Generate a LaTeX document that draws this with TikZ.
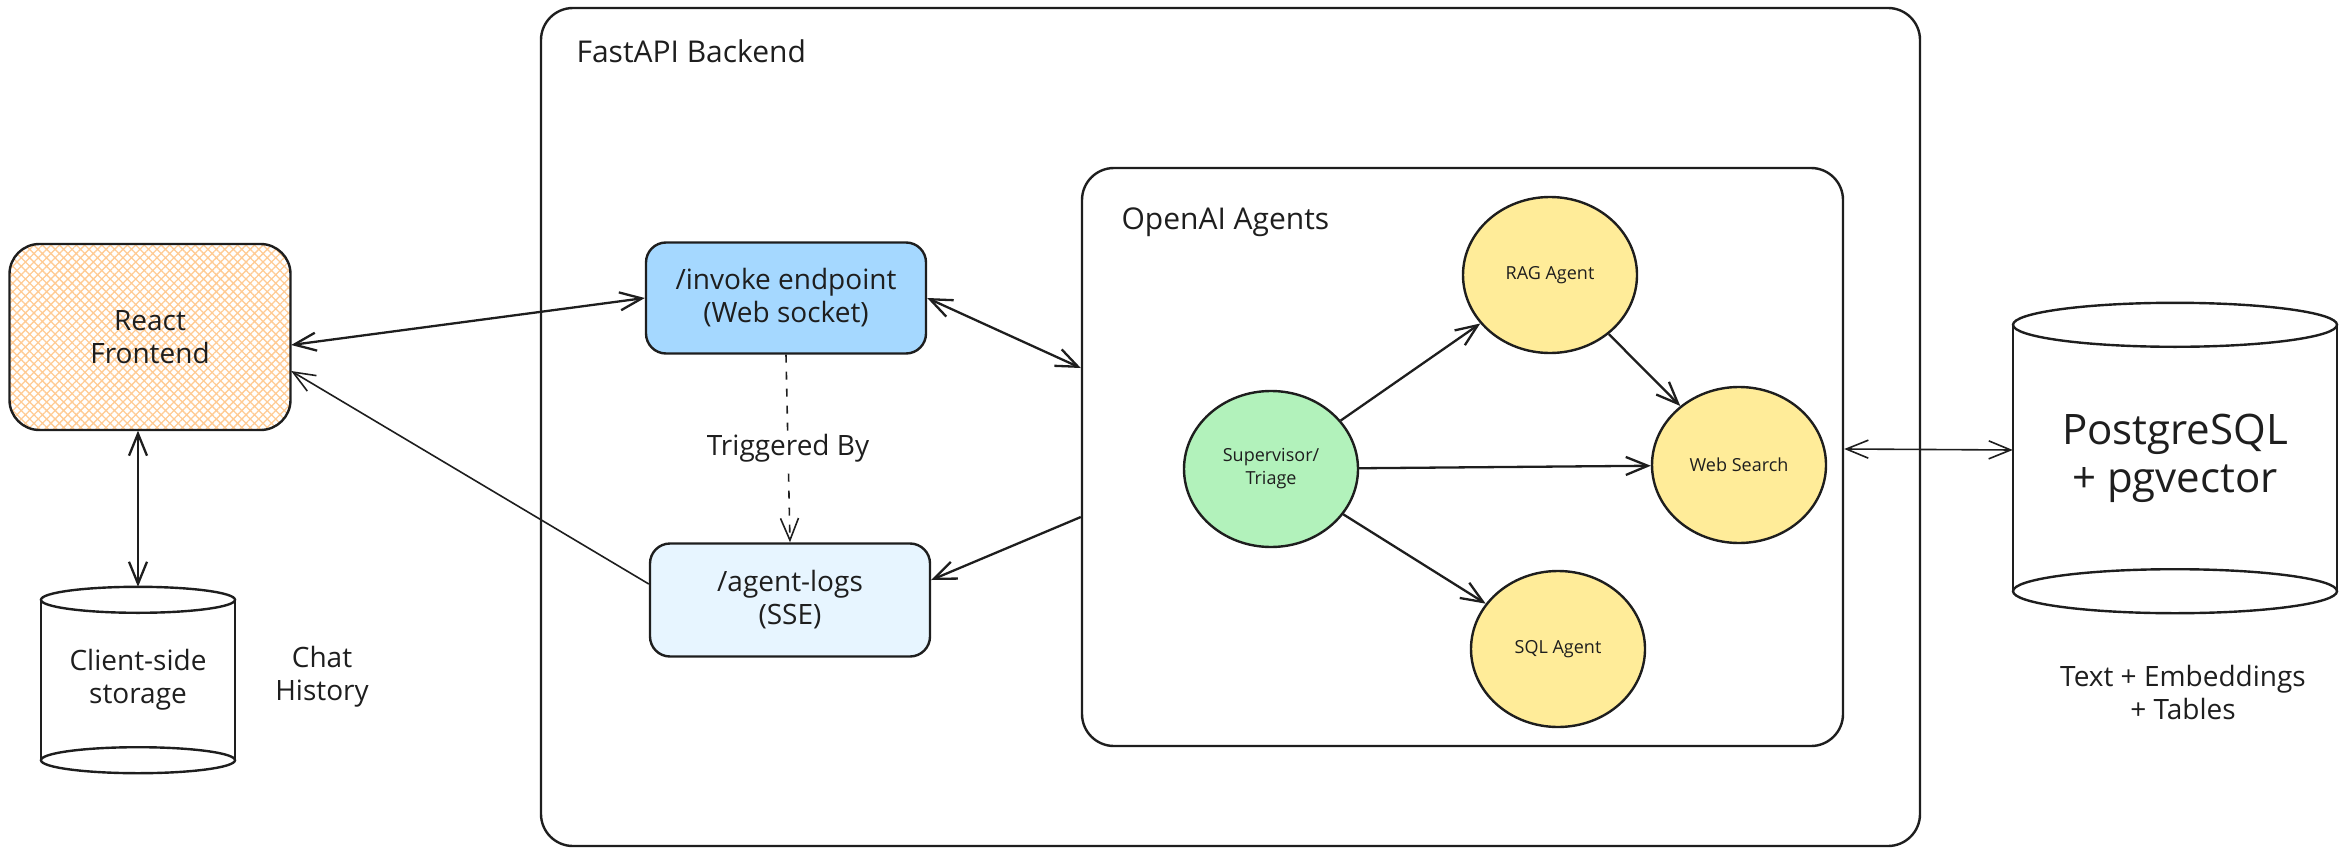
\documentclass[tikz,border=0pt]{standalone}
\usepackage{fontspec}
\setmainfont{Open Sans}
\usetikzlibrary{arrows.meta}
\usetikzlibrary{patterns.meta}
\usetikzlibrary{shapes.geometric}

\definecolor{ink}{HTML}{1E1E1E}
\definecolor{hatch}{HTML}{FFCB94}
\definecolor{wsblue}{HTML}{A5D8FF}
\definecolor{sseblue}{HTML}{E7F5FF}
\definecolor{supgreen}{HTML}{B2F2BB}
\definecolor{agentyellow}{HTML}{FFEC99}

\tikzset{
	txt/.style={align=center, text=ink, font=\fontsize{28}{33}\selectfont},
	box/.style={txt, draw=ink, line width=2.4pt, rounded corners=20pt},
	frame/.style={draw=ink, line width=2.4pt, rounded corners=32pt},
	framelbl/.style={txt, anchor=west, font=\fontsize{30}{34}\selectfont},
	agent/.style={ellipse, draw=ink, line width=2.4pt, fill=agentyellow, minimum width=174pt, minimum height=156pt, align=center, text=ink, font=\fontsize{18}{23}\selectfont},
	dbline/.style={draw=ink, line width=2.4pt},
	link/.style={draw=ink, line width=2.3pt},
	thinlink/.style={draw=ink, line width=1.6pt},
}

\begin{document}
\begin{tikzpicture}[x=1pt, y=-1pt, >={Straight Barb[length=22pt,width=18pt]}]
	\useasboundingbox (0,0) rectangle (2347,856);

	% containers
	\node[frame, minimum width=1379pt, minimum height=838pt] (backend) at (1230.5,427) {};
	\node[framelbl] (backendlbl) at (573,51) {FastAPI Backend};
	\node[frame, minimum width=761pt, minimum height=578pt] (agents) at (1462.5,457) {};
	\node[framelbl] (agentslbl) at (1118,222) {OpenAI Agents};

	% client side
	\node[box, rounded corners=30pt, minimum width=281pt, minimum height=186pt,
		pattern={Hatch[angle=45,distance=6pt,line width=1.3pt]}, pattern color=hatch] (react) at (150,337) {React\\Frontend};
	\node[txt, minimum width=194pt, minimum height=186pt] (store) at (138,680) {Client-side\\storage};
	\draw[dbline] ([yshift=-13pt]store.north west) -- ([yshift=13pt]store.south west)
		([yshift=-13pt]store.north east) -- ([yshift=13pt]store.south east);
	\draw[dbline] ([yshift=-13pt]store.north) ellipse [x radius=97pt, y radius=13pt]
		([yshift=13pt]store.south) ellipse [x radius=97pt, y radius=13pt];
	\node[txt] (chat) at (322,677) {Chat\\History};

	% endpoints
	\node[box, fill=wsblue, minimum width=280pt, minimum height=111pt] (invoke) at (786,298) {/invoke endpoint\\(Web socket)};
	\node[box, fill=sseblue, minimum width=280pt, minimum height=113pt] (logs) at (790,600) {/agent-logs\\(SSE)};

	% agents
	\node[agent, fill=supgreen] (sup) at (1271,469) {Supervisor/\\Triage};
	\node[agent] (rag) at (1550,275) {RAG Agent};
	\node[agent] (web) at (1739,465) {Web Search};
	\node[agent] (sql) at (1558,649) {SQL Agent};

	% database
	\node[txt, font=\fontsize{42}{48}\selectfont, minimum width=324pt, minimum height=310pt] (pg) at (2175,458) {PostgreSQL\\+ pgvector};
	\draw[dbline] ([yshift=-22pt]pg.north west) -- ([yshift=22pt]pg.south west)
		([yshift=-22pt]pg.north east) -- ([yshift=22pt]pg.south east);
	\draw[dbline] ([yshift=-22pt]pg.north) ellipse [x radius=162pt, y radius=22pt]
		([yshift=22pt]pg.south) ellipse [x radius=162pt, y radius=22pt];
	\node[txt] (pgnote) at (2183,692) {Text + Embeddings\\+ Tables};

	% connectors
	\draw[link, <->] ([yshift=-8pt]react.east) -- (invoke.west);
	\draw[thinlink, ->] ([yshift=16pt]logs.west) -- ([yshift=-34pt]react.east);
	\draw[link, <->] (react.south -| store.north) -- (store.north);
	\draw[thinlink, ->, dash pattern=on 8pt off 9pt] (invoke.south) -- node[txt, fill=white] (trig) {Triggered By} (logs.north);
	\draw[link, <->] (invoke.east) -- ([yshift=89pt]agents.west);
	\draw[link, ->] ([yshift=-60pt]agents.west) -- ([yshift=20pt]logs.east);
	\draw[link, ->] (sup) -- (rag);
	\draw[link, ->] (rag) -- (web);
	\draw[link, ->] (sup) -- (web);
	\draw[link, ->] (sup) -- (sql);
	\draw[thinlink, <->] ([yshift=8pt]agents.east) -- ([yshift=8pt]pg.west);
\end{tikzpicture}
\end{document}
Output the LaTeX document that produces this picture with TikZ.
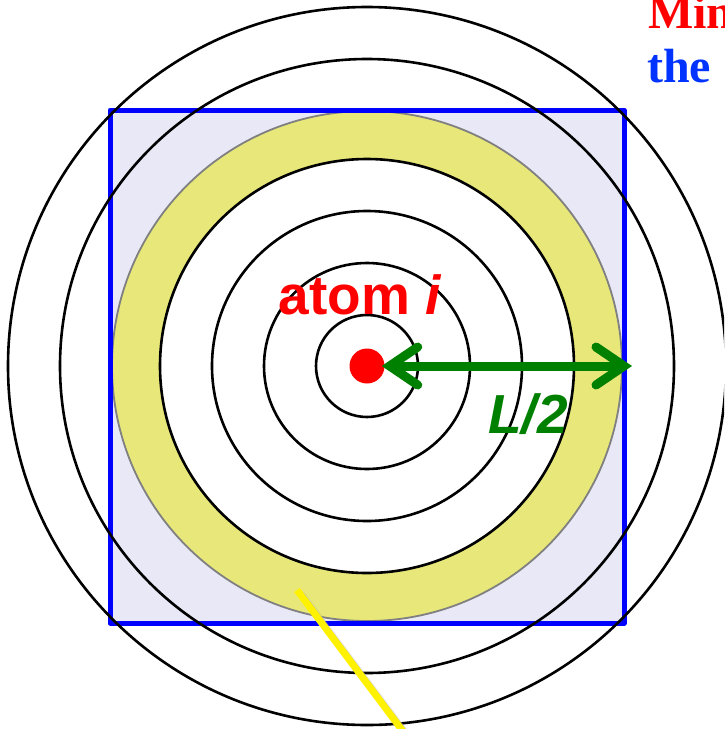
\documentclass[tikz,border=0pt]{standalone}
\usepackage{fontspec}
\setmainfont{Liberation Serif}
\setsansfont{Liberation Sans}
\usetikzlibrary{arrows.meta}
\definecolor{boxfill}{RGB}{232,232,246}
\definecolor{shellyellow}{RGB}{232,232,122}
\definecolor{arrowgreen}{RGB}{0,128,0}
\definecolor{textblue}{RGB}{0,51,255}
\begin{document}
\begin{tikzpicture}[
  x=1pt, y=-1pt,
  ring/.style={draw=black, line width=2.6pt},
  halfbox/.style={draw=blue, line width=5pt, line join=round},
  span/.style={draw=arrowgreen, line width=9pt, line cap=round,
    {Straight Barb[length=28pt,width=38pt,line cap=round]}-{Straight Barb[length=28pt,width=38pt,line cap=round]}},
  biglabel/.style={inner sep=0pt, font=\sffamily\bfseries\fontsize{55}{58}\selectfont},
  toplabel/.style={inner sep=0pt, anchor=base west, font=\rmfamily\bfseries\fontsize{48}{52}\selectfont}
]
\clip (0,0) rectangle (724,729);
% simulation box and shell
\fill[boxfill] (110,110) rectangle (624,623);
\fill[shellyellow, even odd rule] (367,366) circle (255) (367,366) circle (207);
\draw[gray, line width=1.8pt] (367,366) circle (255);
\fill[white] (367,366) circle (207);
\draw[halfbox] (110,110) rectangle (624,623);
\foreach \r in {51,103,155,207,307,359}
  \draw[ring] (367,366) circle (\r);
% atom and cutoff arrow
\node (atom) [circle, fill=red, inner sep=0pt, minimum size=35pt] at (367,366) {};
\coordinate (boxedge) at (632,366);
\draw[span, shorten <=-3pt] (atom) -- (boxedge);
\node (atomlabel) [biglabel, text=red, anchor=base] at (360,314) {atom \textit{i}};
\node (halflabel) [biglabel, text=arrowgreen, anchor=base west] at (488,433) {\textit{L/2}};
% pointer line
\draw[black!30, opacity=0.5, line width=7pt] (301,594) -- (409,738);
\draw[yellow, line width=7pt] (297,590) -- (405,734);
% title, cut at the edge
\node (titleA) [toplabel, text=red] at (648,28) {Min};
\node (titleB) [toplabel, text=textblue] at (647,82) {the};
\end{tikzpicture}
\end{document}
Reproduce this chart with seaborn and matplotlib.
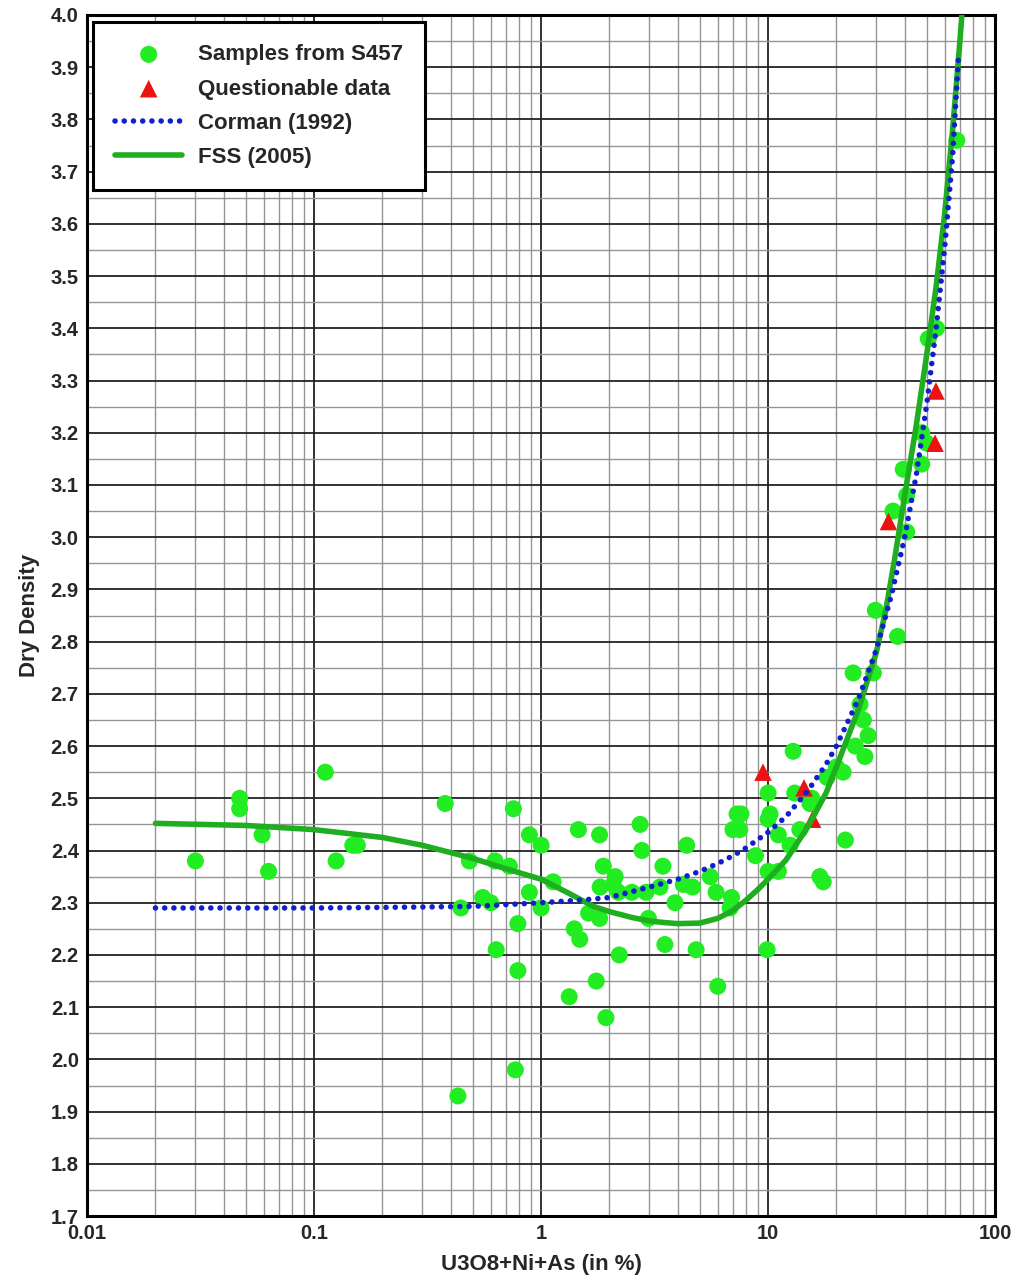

____

Goal of the exercise: Skip the pictures, please, and transcribe only the lines from the beginning of the material through the one that contains "(agentslbl) at (1118,222)".

Final result:
Generate a LaTeX document that draws this with TikZ.
\documentclass[tikz,border=0pt]{standalone}
\usepackage{fontspec}
\setmainfont{Open Sans}
\usetikzlibrary{arrows.meta}
\usetikzlibrary{patterns.meta}
\usetikzlibrary{shapes.geometric}

\definecolor{ink}{HTML}{1E1E1E}
\definecolor{hatch}{HTML}{FFCB94}
\definecolor{wsblue}{HTML}{A5D8FF}
\definecolor{sseblue}{HTML}{E7F5FF}
\definecolor{supgreen}{HTML}{B2F2BB}
\definecolor{agentyellow}{HTML}{FFEC99}

\tikzset{
	txt/.style={align=center, text=ink, font=\fontsize{28}{33}\selectfont},
	box/.style={txt, draw=ink, line width=2.4pt, rounded corners=20pt},
	frame/.style={draw=ink, line width=2.4pt, rounded corners=32pt},
	framelbl/.style={txt, anchor=west, font=\fontsize{30}{34}\selectfont},
	agent/.style={ellipse, draw=ink, line width=2.4pt, fill=agentyellow, minimum width=174pt, minimum height=156pt, align=center, text=ink, font=\fontsize{18}{23}\selectfont},
	dbline/.style={draw=ink, line width=2.4pt},
	link/.style={draw=ink, line width=2.3pt},
	thinlink/.style={draw=ink, line width=1.6pt},
}

\begin{document}
\begin{tikzpicture}[x=1pt, y=-1pt, >={Straight Barb[length=22pt,width=18pt]}]
	\useasboundingbox (0,0) rectangle (2347,856);

	% containers
	\node[frame, minimum width=1379pt, minimum height=838pt] (backend) at (1230.5,427) {};
	\node[framelbl] (backendlbl) at (573,51) {FastAPI Backend};
	\node[frame, minimum width=761pt, minimum height=578pt] (agents) at (1462.5,457) {};
	\node[framelbl] (agentslbl) at (1118,222) {OpenAI Agents};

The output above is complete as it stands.